More strange arguments about Cyprus

(Originally published 21 March 2013)

Yves Smith at Naked Capitalism has reposted Cyprus Bailout: Stupidity, Short-Sightedness, Something Else?, an article by Antonis Polemitis and Andreas Kitsios that originally appeared at Cyprus.com.

The article has a number of problems, not least of which is that it suggests that “this was not something that the Cyprus government invented – it was forced on them by the Troika”, despite the fact that it was Cyprus’s representatives in the negotiations who rejected plans that did not hit small depositors. But it is more confused on a deeper level.

It could be that when Polemitis and Kitsios write “forced on them by the Troika” what they mean is not the particular deal itself, but the need to make a deal. They write that

Anastassiades was ambushed when the troika said to him: “Agree to depositor bail-in as part of the financial package or the ECB will cut off funding to Laiki on Tuesday” causing a surprise collapse of our banking sector.

But there’s a problem with this version, because earlier in the same article, when describing the various banks in Cyprus, they write “Laiki is definitely insolvent and needs to be restructured.” If this is so, then t”cut[ting] off funding to Laiki” is exactly what the ECB should do and should not be a “surprise”. The ECB’s emergency liquidity facility is meant, as its name indicates, to provide emergency liquidity, not to provide an bottomless funding source for banks that are “definitely insolvent”.

No doubt the best course of action would be to restructure Laiki, but Cypus seems not to want to do that. Indeed, according to the Wall Street Journal, Christine Lagarde proposed that only the accounts of the problem banks be charged:

The IMF chief presented a much more radical plan, in which deposits above #100,000 in La iki and Bank of Cyprus would have been cut by between 30% and 40%. The owners of senior bonds in the two banks would also have faced losses-a step that was ultimately rejected.

It may be true, as Polemitis and Kitsios write, that

What is even more absurd is that this is not a bail-in of Depositors of Bank A to rescue Bank A, but a bail-in of Depositors of Banks A-Z to rescue Depositors of Bank A (Laiki), B (Bank of Cyprus) and C (maybe some small amounts to the others).

… but this “absurdity” is not the fault of the Troika. The Troika suggested “a bail-in of Depositors of Bank A to rescue Bank A,” but such was unacceptable to the Cypriot delegation.
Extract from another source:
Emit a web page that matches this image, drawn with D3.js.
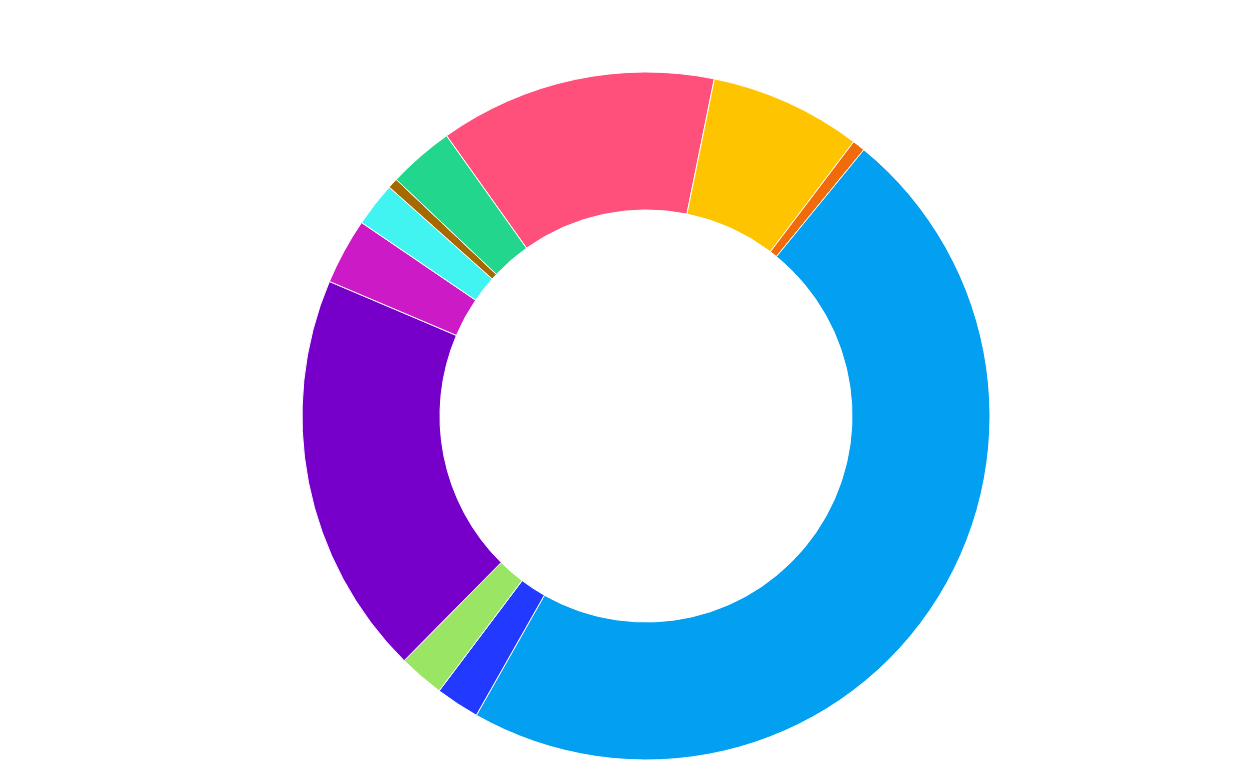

It is no doubt true that Cyprus preferred no depositor “bail-in”, and that “both the President and Minister of Finance said: ‘No depositor haircuts…'” The problem is that this is plainly unrealistic. As Polemitis and Kitsios point out, Cyprus’s “banks are almost 100% deposit funded”. This is a good thing, in general, but it also means that, in the case of bank insolvency, there is no one other than depositors to receive a haircut. In the negotiations, the Cypriots were unwilling to give haircuts to those who deserved it, and thus ended up giving haircuts to everyone. But that was the choice of the Cypriots, not the Troika.

One final point, which is less important. As a defense of Cyprus’s banking system, Polemitis and Kitsios point out that “Banking assets are about 7.1x GDP relative to the EU average of 3.5x GDP and similar to Ireland and Malta.” While true, this is slightly misleading absent the further information (present in a different article) that ” financial services […] accounts for 45% of Cyprus GDP.” Which puts a slightly different colour on the “7.1x GDP” figure.